Goodrich Scholars Visit Beatrice, NE
Goodrich Scholarship Program faculty, Todd Richardson, Ph.D., creates learning opportunities and connections with Goodrich scholars.
This summer, twelve Goodrich Scholars and three members of Goodrich’s faculty/staff visited Beatrice, NE in order to serve the local community while learning about the town’s cultural history. The primary focus was on Weldon Kees, the celebrated poet and painter who was originally from Beatrice and disappeared mysteriously in 1955, but students also learned about homesteading at nearby Homestead Historical Park. In order to help out the town, some students assisted with Main Street Beatrice’s annual fundraiser while the others built a puppet theater in Weldon Kees’s honor at the Gage County Historical Museum. The weekend was a raucous good time that included some great meals, scary movies and some roller skating at a local rink.
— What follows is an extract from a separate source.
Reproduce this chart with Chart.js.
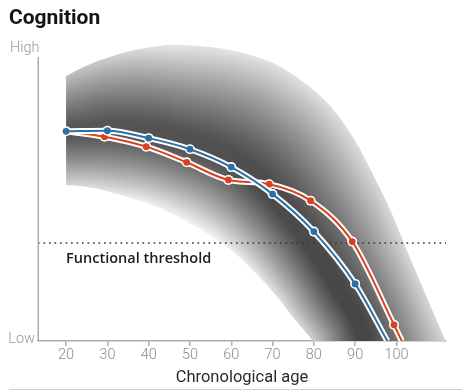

The Summer 2024 summer experience brought back a tradition of rural excursions for Goodrich. Four times previously the Goodrich Scholarship Program had visited towns throughout Nebraska, most recently Elmwood, where they learned about best-selling author Bess Streeter Alrich. Before that, Goodrich visited Central City to learn about the life and work of Wright Morris, an award-winning writer and photographer, Bancroft to learn about John G. Neihardt, Nebraska’s Poet Laureate in Perpetuity and author of Black Elk Speaks. The excursions began in 2013 when Goodrich visited Red Cloud, home of Willa Cather. These service learning experiences work to enlarge scholars’ sense of place through first hand experiences with the culturally vibrant, rural regions of their home state.